Yeah it's usually their shopping list of Kubernetes and and and and and you know, jack of all tards and master of none. Poor sod full stack does the work of several devs for a quarter of the salary. Companies have quickly latched onto this Fullstack quicksaver trend.
But in reality how many folks can confidently apply for these positions ( well paid as they are £70k+ ) with the requested skillsets.
I doubt a handful in reality.

Solid Cloud (Azure, GCP, etc) exposure, Kubernetes, CI/CD pipelines, Ansible or Terraform, and 1 or 2 programming languages like Python, Go, Ruby might get you a foot in the door...

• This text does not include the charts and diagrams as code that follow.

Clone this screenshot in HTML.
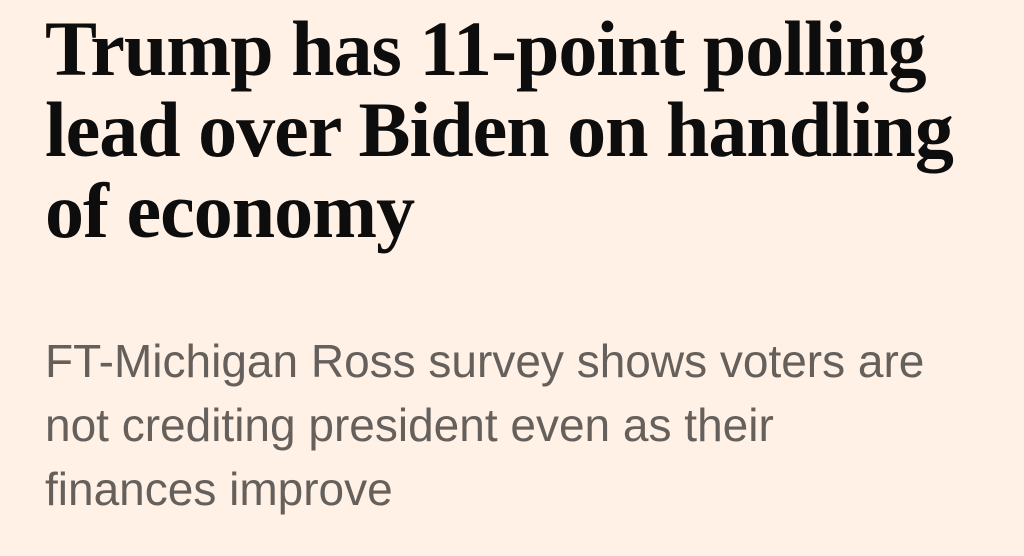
<!DOCTYPE html>
<html><head><meta charset="utf-8"><style>
html,body{margin:0;padding:0;}
body{width:1024px;height:556px;background:#fff1e5;overflow:hidden;position:relative;}
h1{position:absolute;left:45px;top:8px;margin:0;font-family:"Liberation Serif",serif;font-weight:bold;font-size:78px;line-height:81px;color:#0d0d0d;letter-spacing:-1px;width:1000px;white-space:nowrap;}
p{position:absolute;left:45px;top:329px;margin:0;font-family:"Liberation Sans",sans-serif;font-size:46px;line-height:64px;color:#66605c;width:1000px;white-space:nowrap;}
</style></head><body>
<h1>Trump has 11-point polling<br>lead over Biden on handling<br>of economy</h1>
<p>FT-Michigan Ross survey shows voters are<br>not crediting president even as their<br>finances improve</p>
</body></html>
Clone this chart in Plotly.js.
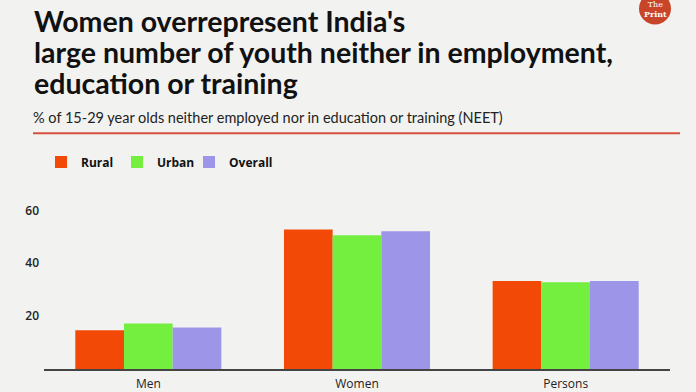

It's tough out there. Half of India to complete against as well.
 
But in reality how many folks can confidently apply for these positions ( well paid as they are £70k+ ) with the requested skillsets.
I doubt a handful in reality.

Solid Cloud (Azure, GCP, etc) exposure, Kubernetes, CI/CD pipelines, Ansible or Terraform, and 1 or 2 programming languages like Python, Go, Ruby might get you a foot in the door...

It's tough out there. Half of India to complete against as well.
Good thing more than half of India are still currently requiring others to "do the needful" for them. Think abusing AWS, GCP, Azure etc support engineers and demanding they do their work for them. The other percentage are damn good at what they do, but those are the guys who will probably be working FAANG level jobs.
 
Use what works for you and your company and your customers.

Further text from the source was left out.